Problem to work on | Starting at the first line of the listing below, repeat each line exactly until the line containing "x = np.arange(len(years))", which you include. Leave out pictures.

Data |
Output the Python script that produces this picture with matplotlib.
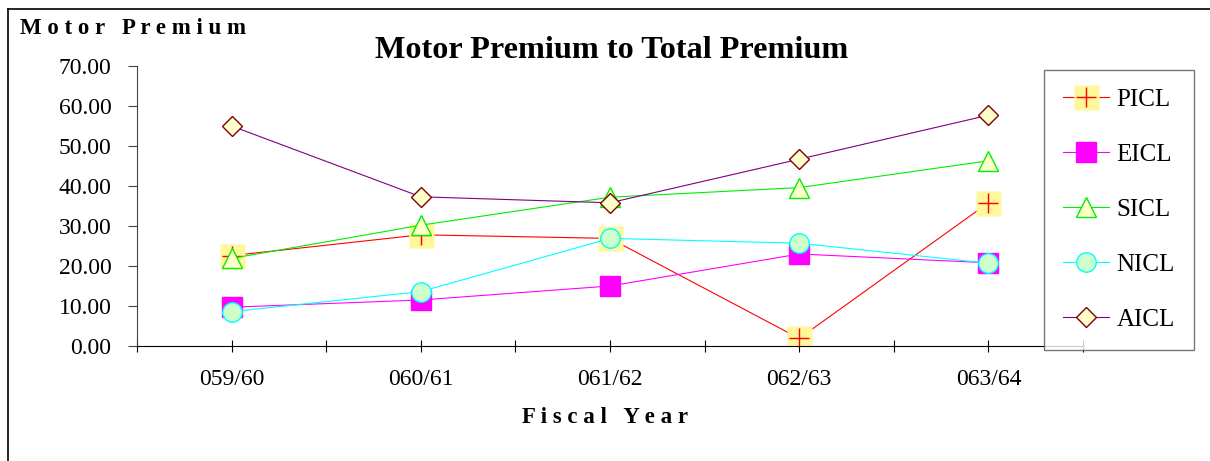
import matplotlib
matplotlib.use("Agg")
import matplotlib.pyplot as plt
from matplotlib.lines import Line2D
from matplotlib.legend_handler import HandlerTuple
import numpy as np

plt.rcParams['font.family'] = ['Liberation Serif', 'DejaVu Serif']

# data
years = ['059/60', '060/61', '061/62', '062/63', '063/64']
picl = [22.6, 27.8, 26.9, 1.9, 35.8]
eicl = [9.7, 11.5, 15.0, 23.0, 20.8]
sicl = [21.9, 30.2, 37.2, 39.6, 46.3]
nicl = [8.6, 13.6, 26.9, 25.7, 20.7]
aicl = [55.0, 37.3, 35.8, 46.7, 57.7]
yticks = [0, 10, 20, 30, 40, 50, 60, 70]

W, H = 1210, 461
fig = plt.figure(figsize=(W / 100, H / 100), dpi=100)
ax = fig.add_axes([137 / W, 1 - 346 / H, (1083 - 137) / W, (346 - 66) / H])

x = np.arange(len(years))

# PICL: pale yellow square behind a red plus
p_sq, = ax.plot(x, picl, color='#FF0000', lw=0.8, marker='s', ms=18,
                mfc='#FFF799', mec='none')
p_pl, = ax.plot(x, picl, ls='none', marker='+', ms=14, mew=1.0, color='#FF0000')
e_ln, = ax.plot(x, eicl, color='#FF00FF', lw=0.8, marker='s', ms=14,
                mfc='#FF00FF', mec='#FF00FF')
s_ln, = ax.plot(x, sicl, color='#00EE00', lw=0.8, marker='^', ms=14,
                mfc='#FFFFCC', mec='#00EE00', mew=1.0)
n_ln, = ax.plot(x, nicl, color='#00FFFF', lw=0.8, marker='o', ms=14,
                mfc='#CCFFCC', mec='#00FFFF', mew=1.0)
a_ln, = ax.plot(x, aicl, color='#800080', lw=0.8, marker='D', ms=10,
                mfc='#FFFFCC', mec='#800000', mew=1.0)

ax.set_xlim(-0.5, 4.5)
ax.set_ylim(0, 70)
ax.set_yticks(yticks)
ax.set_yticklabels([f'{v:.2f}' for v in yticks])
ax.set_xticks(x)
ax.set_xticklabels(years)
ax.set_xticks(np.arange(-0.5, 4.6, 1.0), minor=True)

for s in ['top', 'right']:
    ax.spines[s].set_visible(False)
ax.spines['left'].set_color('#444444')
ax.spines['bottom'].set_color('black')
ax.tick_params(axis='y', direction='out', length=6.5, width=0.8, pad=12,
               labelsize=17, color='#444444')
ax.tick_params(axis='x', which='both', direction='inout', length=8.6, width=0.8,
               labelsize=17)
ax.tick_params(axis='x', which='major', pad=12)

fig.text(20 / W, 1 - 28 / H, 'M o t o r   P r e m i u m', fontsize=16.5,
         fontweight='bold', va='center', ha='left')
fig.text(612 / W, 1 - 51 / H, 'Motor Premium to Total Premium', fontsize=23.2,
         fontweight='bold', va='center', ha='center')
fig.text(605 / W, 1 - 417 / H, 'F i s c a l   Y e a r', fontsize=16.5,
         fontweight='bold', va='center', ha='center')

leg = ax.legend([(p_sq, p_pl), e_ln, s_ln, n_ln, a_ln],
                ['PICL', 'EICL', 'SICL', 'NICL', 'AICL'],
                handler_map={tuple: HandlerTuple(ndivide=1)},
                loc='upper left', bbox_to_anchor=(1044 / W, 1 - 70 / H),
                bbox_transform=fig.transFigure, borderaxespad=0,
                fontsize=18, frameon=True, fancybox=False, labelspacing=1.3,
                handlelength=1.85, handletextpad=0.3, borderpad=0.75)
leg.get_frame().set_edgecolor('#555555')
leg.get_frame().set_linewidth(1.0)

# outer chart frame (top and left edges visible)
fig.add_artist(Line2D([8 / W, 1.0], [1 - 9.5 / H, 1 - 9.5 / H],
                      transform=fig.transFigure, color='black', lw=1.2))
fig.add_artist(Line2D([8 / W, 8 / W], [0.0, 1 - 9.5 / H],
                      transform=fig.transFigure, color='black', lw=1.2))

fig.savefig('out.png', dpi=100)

Answer |
Output the Python script that produces this picture with matplotlib.
import matplotlib
matplotlib.use("Agg")
import matplotlib.pyplot as plt
from matplotlib.lines import Line2D
from matplotlib.legend_handler import HandlerTuple
import numpy as np

plt.rcParams['font.family'] = ['Liberation Serif', 'DejaVu Serif']

# data
years = ['059/60', '060/61', '061/62', '062/63', '063/64']
picl = [22.6, 27.8, 26.9, 1.9, 35.8]
eicl = [9.7, 11.5, 15.0, 23.0, 20.8]
sicl = [21.9, 30.2, 37.2, 39.6, 46.3]
nicl = [8.6, 13.6, 26.9, 25.7, 20.7]
aicl = [55.0, 37.3, 35.8, 46.7, 57.7]
yticks = [0, 10, 20, 30, 40, 50, 60, 70]

W, H = 1210, 461
fig = plt.figure(figsize=(W / 100, H / 100), dpi=100)
ax = fig.add_axes([137 / W, 1 - 346 / H, (1083 - 137) / W, (346 - 66) / H])

x = np.arange(len(years))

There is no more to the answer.